Police prosecutor Sergeant Aimee Heal said the ATO and Ballarat police had been conducting a joint investigation, based on suspicions the brothers were illegally growing tobacco on their 9.3ha (23 acre) property.
On 1 March 2018, Ballarat police executed a search warrant at the Grabovic’s property and confiscated a range of weapons, including two long-armed rifles in “poor condition”, a Beretta semi-automatic with no magazine, another loaded 2.2 and a double-barrelled shotgun – both deemed category A firearms, and packets of ammunition.
Ammunition was also found in a bedside cupboard drawer and one of the men had some “in his pocket’, and “all firearms were unlicensed and unregistered,” Sergeant Heal said.
She said when interviewed, the brothers said the guns were “very old and had belonged to their father” who had passed away.
The Grabovics’ defence lawyer said the brothers had not known about the guns and had only recently found them in the roof of the house under some insulation ‘pink bats’.
Magistrate Gregory Robinson asked why the brothers had not surrendered the guns to police after finding them, to which he was told, “they found the guns on the Tuesday, they’ve had a medical appointment on the Wednesday and then they are raided on the Thursday.
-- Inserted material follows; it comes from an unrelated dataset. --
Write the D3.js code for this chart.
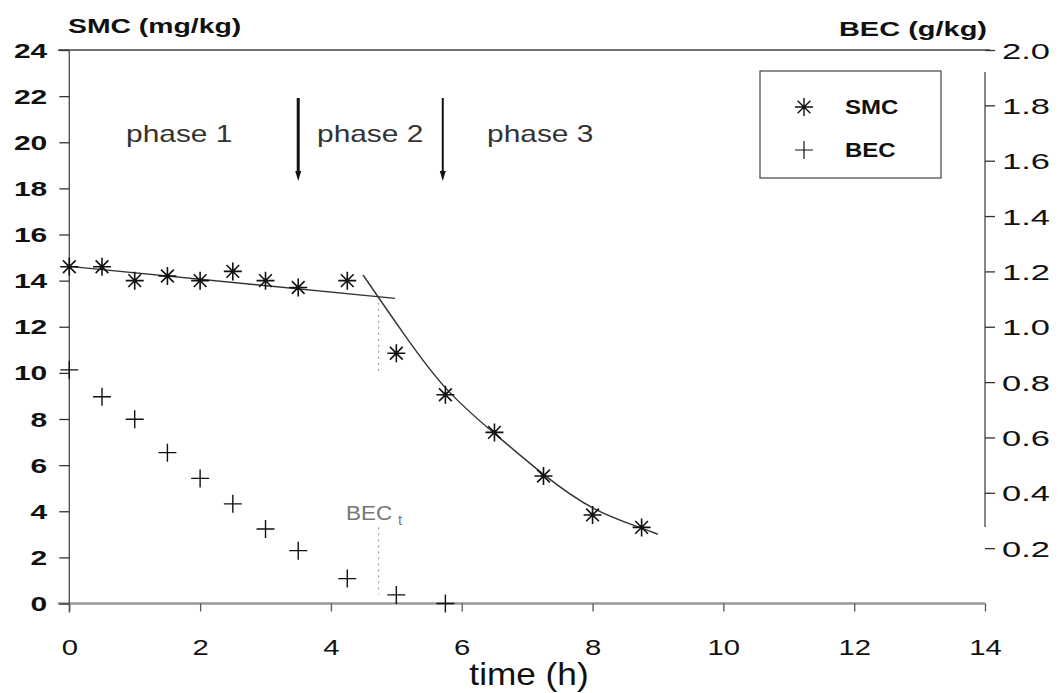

It was just bad timing.”
The court was told both men have significant health issues and that Paul Grabovic had spent eight years on dialysis before having a kidney transplant in 2006.
“Both men are on disability pensions, and after paying the farm mortgage, finances are very tight,” he said.
Mr Robinson accepted the men’s early guilty plea and their co-operation with police, but said,”I have a suspicion you would have known about these guns, given they belonged to your father, but I have nothing to substantiate my suspicions so I will give you the benefit of the doubt for this version of events.”
Both men were fined $800 and court costs of $124.30 each, and all firearms were forfeited.